Peripheral Terminology

Mapping to ACD-Specific Terminology

The following table summarizes the mapping of Unified Intelligent Contact Management (Unified ICM) terminology to ACD-specific terminology.

Table 1. Unified ICM and Peripheral-Specific Terminology

Unified ICM term

Peripheral-specific equivalent

Agent

Agent

Peripheral target

Trunk group and DNIS

Service

Aspect Contact Center: Application

Avaya Communication Manager: Vector Directory Number (VDN)

Skill group

Aspect Contact Center: Agent group

Avaya Communication Manager: Skill group or hunt group 3

Trunk group and DNIS

Trunk

Aspect Contact Center: Instrument 4

Trunk

Trunk group

Trunk group


Note


Multi-channel applications function as application instances.

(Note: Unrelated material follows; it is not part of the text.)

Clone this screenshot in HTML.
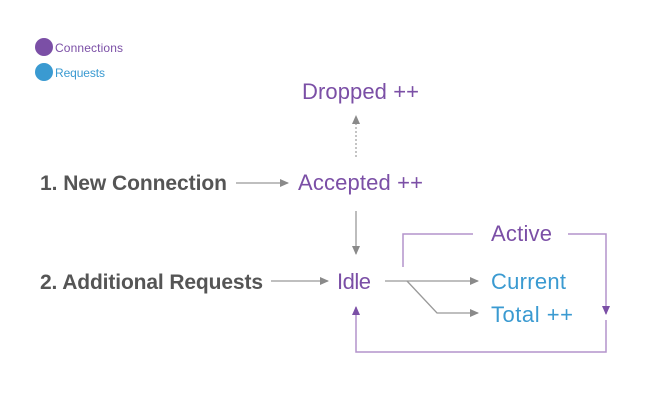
<!DOCTYPE html>
<html><head><style>
html,body{margin:0;padding:0;background:#fff;}
svg{display:block;}
text{font-family:"Liberation Sans","DejaVu Sans",sans-serif;}
</style></head><body>
<svg width="660" height="400" viewBox="0 0 660 400" xmlns="http://www.w3.org/2000/svg">
<defs>
<marker id="g" markerWidth="9" markerHeight="10" refX="8" refY="5" orient="auto" markerUnits="userSpaceOnUse"><path d="M0,1 L9,5 L0,9 z" fill="#8a8a8a"/></marker>
<marker id="p" markerWidth="9" markerHeight="10" refX="8" refY="5" orient="auto" markerUnits="userSpaceOnUse"><path d="M0,1 L9,5 L0,9 z" fill="#7b4fa6"/></marker>
</defs>
<circle cx="44" cy="47" r="9" fill="#7b4fa6"/>
<text x="55" y="52" font-size="12" fill="#7b4fa6" textLength="68">Connections</text>
<circle cx="44" cy="72" r="9" fill="#3a9ad1"/>
<text x="55" y="77" font-size="12" fill="#3a9ad1" textLength="50">Requests</text>

<text x="302" y="99" font-size="22" fill="#7b4fa6" textLength="117">Dropped ++</text>
<line x1="356" y1="157" x2="356" y2="116" stroke="#8a8a8a" stroke-width="1" stroke-dasharray="2,2" marker-end="url(#g)"/>

<text x="40" y="190" font-size="21" font-weight="bold" fill="#555" textLength="187">1. New Connection</text>
<line x1="236" y1="183" x2="288" y2="183" stroke="#999" stroke-width="1.3" marker-end="url(#g)"/>
<text x="298" y="190" font-size="22" fill="#7b4fa6" textLength="125">Accepted ++</text>
<line x1="356" y1="211" x2="356" y2="254" stroke="#999" stroke-width="1.3" marker-end="url(#g)"/>

<text x="40" y="289" font-size="21" font-weight="bold" fill="#555" textLength="223">2. Additional Requests</text>
<line x1="271" y1="281" x2="328" y2="281" stroke="#999" stroke-width="1.3" marker-end="url(#g)"/>
<text x="337" y="289" font-size="22" fill="#7b4fa6" textLength="34">Idle</text>

<line x1="385" y1="281" x2="478" y2="281" stroke="#999" stroke-width="1.3" marker-end="url(#g)"/>
<polyline points="407,281 437,313 478,313" fill="none" stroke="#999" stroke-width="1.3" marker-end="url(#g)"/>
<text x="491" y="289" font-size="22" fill="#3a9ad1" textLength="75">Current</text>
<text x="491" y="322" font-size="22" fill="#3a9ad1" textLength="82">Total ++</text>
<text x="491" y="241" font-size="22" fill="#7b4fa6" textLength="61">Active</text>

<polyline points="403,267 403,234 473,234" fill="none" stroke="#b394cc" stroke-width="1.5"/>
<polyline points="568,234 606,234 606,314" fill="none" stroke="#b394cc" stroke-width="1.5" marker-end="url(#p)"/>
<polyline points="606,320 606,352 356,352 356,307" fill="none" stroke="#b394cc" stroke-width="1.5" marker-end="url(#p)"/>
</svg>
</body></html>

In some cases the Unified ICM concept is very close to the corresponding ACD feature. For example, the Unified ICM concept of a service is very similar to the Aspect concept of an application. In other cases, the ACD does not have a feature that maps exactly to the Unified ICM feature. In these cases, you might choose a different mapping than shown in the above table. For example, although it might make sense to associate each VDN on an Avaya Communication Manager with a Unified ICM service, you could also map each hunt group to a service.

On an Avaya Communication Manager running in EAS mode, each skill group has primary and secondary subgroups. The system software emulates this by automatically creating additional skill groups for these peripheral types. For example, when you configure the Sales skill group for an Avaya Communication Manager ACD, the system software automatically creates the Sales.pri and Sales.sec skill groups in addition to the base Sales group. In monitoring and scripts, you can reference the .pri and .sec skill groups directly or you can refer to the base skill group.

Some ACDs have limitations that prevent them from making full use of specific features of the system software.

Refer to the Pre-installation Planning Guide for Cisco Unified ICM for the current list of supported peripherals with any peripheral-specific limitations.

Peripheral Terminology

Different peripheral manufacturers use different terminology for agents, skill groups, and services. For example, a service might be called an application, split, or gate. A skill group might be called an agent group or hunt group.

For example, note the following about using peripherals with Unified ICM:

  1. The Aspect contact center maps a trunk group and DNIS to a Call Control Table (CCT). The DEFINITY ECS uses the trunk group and DNIS for incoming calls.

  2. Without customer controlled routing (CCR), one or more services map to an ACD DN. With CCR, one or more services map to an ACD CDN.

  3. If an ECS is running in expert agent selection (EAS) mode, a skill group maps to an ECS skill group; otherwise, it maps to a hunt group.

  4. A contact center instrument can be a trunk, a teleset, or a workstation.